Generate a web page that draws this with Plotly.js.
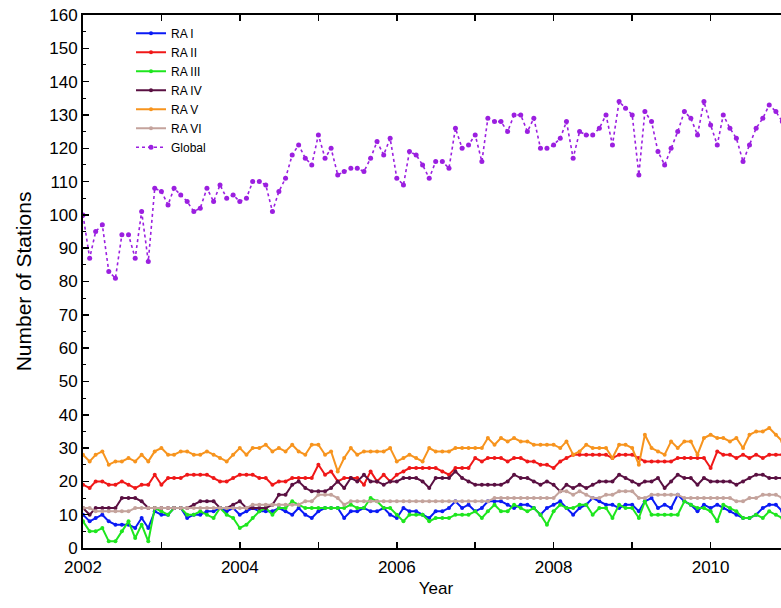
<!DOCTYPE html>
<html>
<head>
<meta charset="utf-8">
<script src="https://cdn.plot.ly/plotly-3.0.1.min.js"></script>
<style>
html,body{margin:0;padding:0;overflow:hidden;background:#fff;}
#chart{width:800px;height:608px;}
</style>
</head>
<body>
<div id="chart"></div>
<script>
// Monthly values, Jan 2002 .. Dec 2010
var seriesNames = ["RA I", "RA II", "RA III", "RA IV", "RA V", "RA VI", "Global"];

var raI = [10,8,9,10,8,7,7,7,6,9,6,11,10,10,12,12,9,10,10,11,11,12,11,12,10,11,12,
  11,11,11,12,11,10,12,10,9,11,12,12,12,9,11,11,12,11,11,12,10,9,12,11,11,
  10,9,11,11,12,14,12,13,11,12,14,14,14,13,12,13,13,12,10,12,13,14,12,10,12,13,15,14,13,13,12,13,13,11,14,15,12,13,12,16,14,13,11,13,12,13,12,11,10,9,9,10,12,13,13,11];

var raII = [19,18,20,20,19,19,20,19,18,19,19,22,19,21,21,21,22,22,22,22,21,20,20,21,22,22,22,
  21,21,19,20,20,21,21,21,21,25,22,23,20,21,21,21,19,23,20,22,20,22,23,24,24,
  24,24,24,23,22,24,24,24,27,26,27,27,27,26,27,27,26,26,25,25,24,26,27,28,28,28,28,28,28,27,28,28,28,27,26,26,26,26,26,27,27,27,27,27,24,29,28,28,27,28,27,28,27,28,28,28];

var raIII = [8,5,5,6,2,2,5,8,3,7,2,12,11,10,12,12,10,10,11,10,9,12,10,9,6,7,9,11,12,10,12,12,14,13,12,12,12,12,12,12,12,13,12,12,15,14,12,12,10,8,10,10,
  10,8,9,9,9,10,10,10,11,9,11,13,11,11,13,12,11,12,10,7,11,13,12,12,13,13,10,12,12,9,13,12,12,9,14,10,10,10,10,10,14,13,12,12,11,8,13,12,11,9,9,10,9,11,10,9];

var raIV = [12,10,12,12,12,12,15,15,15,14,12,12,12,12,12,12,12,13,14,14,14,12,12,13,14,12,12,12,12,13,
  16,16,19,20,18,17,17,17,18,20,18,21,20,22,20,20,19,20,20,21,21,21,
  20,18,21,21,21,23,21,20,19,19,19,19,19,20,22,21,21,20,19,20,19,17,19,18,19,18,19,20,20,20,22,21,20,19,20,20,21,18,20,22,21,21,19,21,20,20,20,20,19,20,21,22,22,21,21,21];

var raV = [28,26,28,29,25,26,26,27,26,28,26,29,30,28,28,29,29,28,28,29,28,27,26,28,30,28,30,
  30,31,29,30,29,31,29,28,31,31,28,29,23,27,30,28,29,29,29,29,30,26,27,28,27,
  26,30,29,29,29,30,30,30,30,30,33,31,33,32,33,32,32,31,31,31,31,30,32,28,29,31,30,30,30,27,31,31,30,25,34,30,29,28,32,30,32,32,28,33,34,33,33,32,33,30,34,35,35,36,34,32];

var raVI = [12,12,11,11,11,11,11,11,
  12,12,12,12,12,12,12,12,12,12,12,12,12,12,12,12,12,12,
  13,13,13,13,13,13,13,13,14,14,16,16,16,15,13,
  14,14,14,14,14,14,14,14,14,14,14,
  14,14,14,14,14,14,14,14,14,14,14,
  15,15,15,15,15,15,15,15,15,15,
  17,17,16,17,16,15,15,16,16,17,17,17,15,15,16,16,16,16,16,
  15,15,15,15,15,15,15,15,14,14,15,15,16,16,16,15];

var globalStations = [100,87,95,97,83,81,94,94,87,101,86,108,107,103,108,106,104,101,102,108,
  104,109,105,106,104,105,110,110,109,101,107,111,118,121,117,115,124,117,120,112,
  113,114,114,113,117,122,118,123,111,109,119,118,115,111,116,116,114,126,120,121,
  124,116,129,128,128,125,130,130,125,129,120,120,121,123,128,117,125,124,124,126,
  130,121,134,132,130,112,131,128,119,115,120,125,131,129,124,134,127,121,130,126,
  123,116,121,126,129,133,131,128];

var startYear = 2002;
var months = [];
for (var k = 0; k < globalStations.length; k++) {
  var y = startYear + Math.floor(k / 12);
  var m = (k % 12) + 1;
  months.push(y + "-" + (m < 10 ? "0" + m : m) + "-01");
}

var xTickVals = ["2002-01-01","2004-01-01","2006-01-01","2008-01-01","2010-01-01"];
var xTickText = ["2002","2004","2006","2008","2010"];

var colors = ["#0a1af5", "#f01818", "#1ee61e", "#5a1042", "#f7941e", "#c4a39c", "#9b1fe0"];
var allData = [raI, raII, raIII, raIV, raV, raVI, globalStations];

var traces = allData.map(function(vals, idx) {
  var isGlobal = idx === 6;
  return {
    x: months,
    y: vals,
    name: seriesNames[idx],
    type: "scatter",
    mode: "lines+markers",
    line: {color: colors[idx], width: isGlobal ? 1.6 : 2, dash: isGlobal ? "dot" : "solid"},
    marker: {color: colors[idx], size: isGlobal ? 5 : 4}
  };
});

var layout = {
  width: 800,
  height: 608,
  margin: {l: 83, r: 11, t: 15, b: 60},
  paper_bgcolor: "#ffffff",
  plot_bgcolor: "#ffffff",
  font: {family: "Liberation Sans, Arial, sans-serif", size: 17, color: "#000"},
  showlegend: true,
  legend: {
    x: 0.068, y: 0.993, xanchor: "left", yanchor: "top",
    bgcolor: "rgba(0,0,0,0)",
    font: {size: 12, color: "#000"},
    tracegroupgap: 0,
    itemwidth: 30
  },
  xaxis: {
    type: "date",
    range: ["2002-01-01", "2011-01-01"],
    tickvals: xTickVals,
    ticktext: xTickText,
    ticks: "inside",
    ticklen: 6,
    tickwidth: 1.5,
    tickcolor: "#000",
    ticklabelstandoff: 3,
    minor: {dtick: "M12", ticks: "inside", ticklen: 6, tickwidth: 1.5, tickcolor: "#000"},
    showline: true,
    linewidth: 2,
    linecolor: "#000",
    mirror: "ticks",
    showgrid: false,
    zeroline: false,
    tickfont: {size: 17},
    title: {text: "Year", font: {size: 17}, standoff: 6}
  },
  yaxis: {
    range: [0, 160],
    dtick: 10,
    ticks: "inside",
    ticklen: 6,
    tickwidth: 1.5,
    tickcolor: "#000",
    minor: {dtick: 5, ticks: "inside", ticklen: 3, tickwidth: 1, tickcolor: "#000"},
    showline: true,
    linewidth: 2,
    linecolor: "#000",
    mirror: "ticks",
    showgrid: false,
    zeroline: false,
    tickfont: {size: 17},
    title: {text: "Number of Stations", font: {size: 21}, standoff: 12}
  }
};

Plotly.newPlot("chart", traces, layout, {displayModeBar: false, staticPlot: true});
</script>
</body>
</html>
+++++
▶ [The task]:
Return the listing above unchanged, apart from dropping its pictures.

▶ [Response below]:
Generate a web page that draws this with Plotly.js.
<!DOCTYPE html>
<html>
<head>
<meta charset="utf-8">
<script src="https://cdn.plot.ly/plotly-3.0.1.min.js"></script>
<style>
html,body{margin:0;padding:0;overflow:hidden;background:#fff;}
#chart{width:800px;height:608px;}
</style>
</head>
<body>
<div id="chart"></div>
<script>
// Monthly values, Jan 2002 .. Dec 2010
var seriesNames = ["RA I", "RA II", "RA III", "RA IV", "RA V", "RA VI", "Global"];

var raI = [10,8,9,10,8,7,7,7,6,9,6,11,10,10,12,12,9,10,10,11,11,12,11,12,10,11,12,
  11,11,11,12,11,10,12,10,9,11,12,12,12,9,11,11,12,11,11,12,10,9,12,11,11,
  10,9,11,11,12,14,12,13,11,12,14,14,14,13,12,13,13,12,10,12,13,14,12,10,12,13,15,14,13,13,12,13,13,11,14,15,12,13,12,16,14,13,11,13,12,13,12,11,10,9,9,10,12,13,13,11];

var raII = [19,18,20,20,19,19,20,19,18,19,19,22,19,21,21,21,22,22,22,22,21,20,20,21,22,22,22,
  21,21,19,20,20,21,21,21,21,25,22,23,20,21,21,21,19,23,20,22,20,22,23,24,24,
  24,24,24,23,22,24,24,24,27,26,27,27,27,26,27,27,26,26,25,25,24,26,27,28,28,28,28,28,28,27,28,28,28,27,26,26,26,26,26,27,27,27,27,27,24,29,28,28,27,28,27,28,27,28,28,28];

var raIII = [8,5,5,6,2,2,5,8,3,7,2,12,11,10,12,12,10,10,11,10,9,12,10,9,6,7,9,11,12,10,12,12,14,13,12,12,12,12,12,12,12,13,12,12,15,14,12,12,10,8,10,10,
  10,8,9,9,9,10,10,10,11,9,11,13,11,11,13,12,11,12,10,7,11,13,12,12,13,13,10,12,12,9,13,12,12,9,14,10,10,10,10,10,14,13,12,12,11,8,13,12,11,9,9,10,9,11,10,9];

var raIV = [12,10,12,12,12,12,15,15,15,14,12,12,12,12,12,12,12,13,14,14,14,12,12,13,14,12,12,12,12,13,
  16,16,19,20,18,17,17,17,18,20,18,21,20,22,20,20,19,20,20,21,21,21,
  20,18,21,21,21,23,21,20,19,19,19,19,19,20,22,21,21,20,19,20,19,17,19,18,19,18,19,20,20,20,22,21,20,19,20,20,21,18,20,22,21,21,19,21,20,20,20,20,19,20,21,22,22,21,21,21];

var raV = [28,26,28,29,25,26,26,27,26,28,26,29,30,28,28,29,29,28,28,29,28,27,26,28,30,28,30,
  30,31,29,30,29,31,29,28,31,31,28,29,23,27,30,28,29,29,29,29,30,26,27,28,27,
  26,30,29,29,29,30,30,30,30,30,33,31,33,32,33,32,32,31,31,31,31,30,32,28,29,31,30,30,30,27,31,31,30,25,34,30,29,28,32,30,32,32,28,33,34,33,33,32,33,30,34,35,35,36,34,32];

var raVI = [12,12,11,11,11,11,11,11,
  12,12,12,12,12,12,12,12,12,12,12,12,12,12,12,12,12,12,
  13,13,13,13,13,13,13,13,14,14,16,16,16,15,13,
  14,14,14,14,14,14,14,14,14,14,14,
  14,14,14,14,14,14,14,14,14,14,14,
  15,15,15,15,15,15,15,15,15,15,
  17,17,16,17,16,15,15,16,16,17,17,17,15,15,16,16,16,16,16,
  15,15,15,15,15,15,15,15,14,14,15,15,16,16,16,15];

var globalStations = [100,87,95,97,83,81,94,94,87,101,86,108,107,103,108,106,104,101,102,108,
  104,109,105,106,104,105,110,110,109,101,107,111,118,121,117,115,124,117,120,112,
  113,114,114,113,117,122,118,123,111,109,119,118,115,111,116,116,114,126,120,121,
  124,116,129,128,128,125,130,130,125,129,120,120,121,123,128,117,125,124,124,126,
  130,121,134,132,130,112,131,128,119,115,120,125,131,129,124,134,127,121,130,126,
  123,116,121,126,129,133,131,128];

var startYear = 2002;
var months = [];
for (var k = 0; k < globalStations.length; k++) {
  var y = startYear + Math.floor(k / 12);
  var m = (k % 12) + 1;
  months.push(y + "-" + (m < 10 ? "0" + m : m) + "-01");
}

var xTickVals = ["2002-01-01","2004-01-01","2006-01-01","2008-01-01","2010-01-01"];
var xTickText = ["2002","2004","2006","2008","2010"];

var colors = ["#0a1af5", "#f01818", "#1ee61e", "#5a1042", "#f7941e", "#c4a39c", "#9b1fe0"];
var allData = [raI, raII, raIII, raIV, raV, raVI, globalStations];

var traces = allData.map(function(vals, idx) {
  var isGlobal = idx === 6;
  return {
    x: months,
    y: vals,
    name: seriesNames[idx],
    type: "scatter",
    mode: "lines+markers",
    line: {color: colors[idx], width: isGlobal ? 1.6 : 2, dash: isGlobal ? "dot" : "solid"},
    marker: {color: colors[idx], size: isGlobal ? 5 : 4}
  };
});

var layout = {
  width: 800,
  height: 608,
  margin: {l: 83, r: 11, t: 15, b: 60},
  paper_bgcolor: "#ffffff",
  plot_bgcolor: "#ffffff",
  font: {family: "Liberation Sans, Arial, sans-serif", size: 17, color: "#000"},
  showlegend: true,
  legend: {
    x: 0.068, y: 0.993, xanchor: "left", yanchor: "top",
    bgcolor: "rgba(0,0,0,0)",
    font: {size: 12, color: "#000"},
    tracegroupgap: 0,
    itemwidth: 30
  },
  xaxis: {
    type: "date",
    range: ["2002-01-01", "2011-01-01"],
    tickvals: xTickVals,
    ticktext: xTickText,
    ticks: "inside",
    ticklen: 6,
    tickwidth: 1.5,
    tickcolor: "#000",
    ticklabelstandoff: 3,
    minor: {dtick: "M12", ticks: "inside", ticklen: 6, tickwidth: 1.5, tickcolor: "#000"},
    showline: true,
    linewidth: 2,
    linecolor: "#000",
    mirror: "ticks",
    showgrid: false,
    zeroline: false,
    tickfont: {size: 17},
    title: {text: "Year", font: {size: 17}, standoff: 6}
  },
  yaxis: {
    range: [0, 160],
    dtick: 10,
    ticks: "inside",
    ticklen: 6,
    tickwidth: 1.5,
    tickcolor: "#000",
    minor: {dtick: 5, ticks: "inside", ticklen: 3, tickwidth: 1, tickcolor: "#000"},
    showline: true,
    linewidth: 2,
    linecolor: "#000",
    mirror: "ticks",
    showgrid: false,
    zeroline: false,
    tickfont: {size: 17},
    title: {text: "Number of Stations", font: {size: 21}, standoff: 12}
  }
};

Plotly.newPlot("chart", traces, layout, {displayModeBar: false, staticPlot: true});
</script>
</body>
</html>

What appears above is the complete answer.